───── Dataset section
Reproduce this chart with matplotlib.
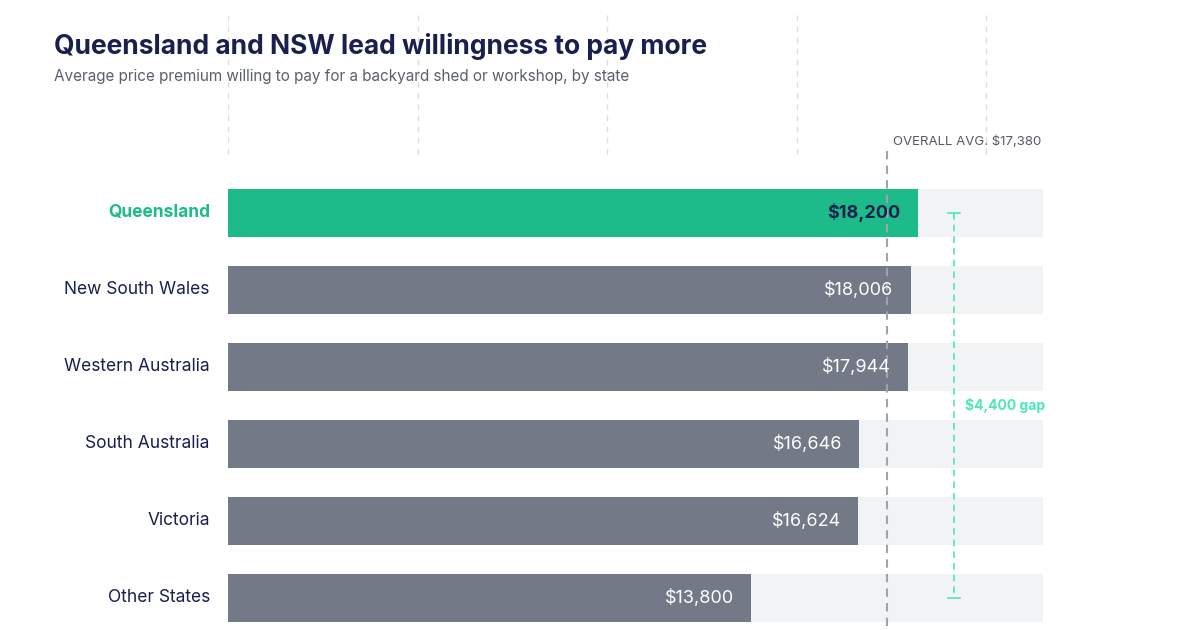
import matplotlib.pyplot as plt

states = ["Queensland", "New South Wales", "Western Australia", "South Australia", "Victoria", "Other States"]
values = [18200, 18006, 17944, 16646, 16624, 13800]
overall_avg = 17380
track_max = 21500
grid_ticks = [0, 5000, 10000, 15000, 20000]

plt.rcParams['font.family'] = ['Inter', 'DejaVu Sans']
fig = plt.figure(figsize=(12, 6.3), dpi=100)
ax = fig.add_axes([228 / 1200, 0, 815 / 1200, 1])
ax.set_xlim(0, track_max)
ax.set_ylim(5.416, -2.766)
ax.axis('off')

navy = "#1a1f4e"
green = "#1dbb8a"
grey = "#737987"

for g in grid_ticks:
    ax.plot([g, g], [-2.57, -0.7], color="#dcdde3", lw=1, ls=(0, (4, 4)), zorder=0)

for i, (s, v) in enumerate(zip(states, values)):
    ax.barh(i, track_max, height=0.62, color="#f2f3f5", zorder=1)
    c = green if i == 0 else grey
    ax.barh(i, v, height=0.62, color=c, zorder=2)
    ax.text(v - 450, i, f"${v:,}", ha='right', va='center', zorder=4,
            color=navy if i == 0 else "white", fontsize=13,
            fontweight='bold' if i == 0 else 'normal')
    ax.text(-480, i, s, ha='right', va='center', fontsize=12.5,
            color=green if i == 0 else navy, fontweight='bold' if i == 0 else 'normal')

ax.plot([overall_avg, overall_avg], [-0.8, 5.42], color="#a0a3ab", lw=1.5, ls=(0, (4, 3)), zorder=3)
ax.text(overall_avg + 150, -0.93, f"OVERALL AVG. ${overall_avg:,}", fontsize=9.5,
        color="#555a66", va='center', ha='left')

gx = 19150
gap = values[0] - values[-1]
ax.plot([gx, gx], [0, 5], color="#4de8b8", lw=1.2, ls=(0, (4, 3)), zorder=3)
for yy in [0, 5]:
    ax.plot([gx - 150, gx + 150], [yy, yy], color="#4de8b8", lw=1.2, zorder=3)
ax.text(gx + 300, 2.5, f"${gap:,} gap", color="#4de8b8", fontsize=10, fontweight='bold', va='center')

fig.text(54 / 1200, 1 - 47 / 630, "Queensland and NSW lead willingness to pay more",
         fontsize=19, fontweight='bold', color=navy, va='center')
fig.text(54 / 1200, 1 - 77 / 630, "Average price premium willing to pay for a backyard shed or workshop, by state",
         fontsize=11, color="#5a5f6e", va='center')

fig.savefig("out.png", dpi=100, facecolor="white")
──────────
## [Set task]
The lines from the top of the data above through the one holding "(4, 4)), zorder=0)" are to be repeated exactly, and only those, with no pictures.

## [Solution to this task]
Reproduce this chart with matplotlib.
import matplotlib.pyplot as plt

states = ["Queensland", "New South Wales", "Western Australia", "South Australia", "Victoria", "Other States"]
values = [18200, 18006, 17944, 16646, 16624, 13800]
overall_avg = 17380
track_max = 21500
grid_ticks = [0, 5000, 10000, 15000, 20000]

plt.rcParams['font.family'] = ['Inter', 'DejaVu Sans']
fig = plt.figure(figsize=(12, 6.3), dpi=100)
ax = fig.add_axes([228 / 1200, 0, 815 / 1200, 1])
ax.set_xlim(0, track_max)
ax.set_ylim(5.416, -2.766)
ax.axis('off')

navy = "#1a1f4e"
green = "#1dbb8a"
grey = "#737987"

for g in grid_ticks:
    ax.plot([g, g], [-2.57, -0.7], color="#dcdde3", lw=1, ls=(0, (4, 4)), zorder=0)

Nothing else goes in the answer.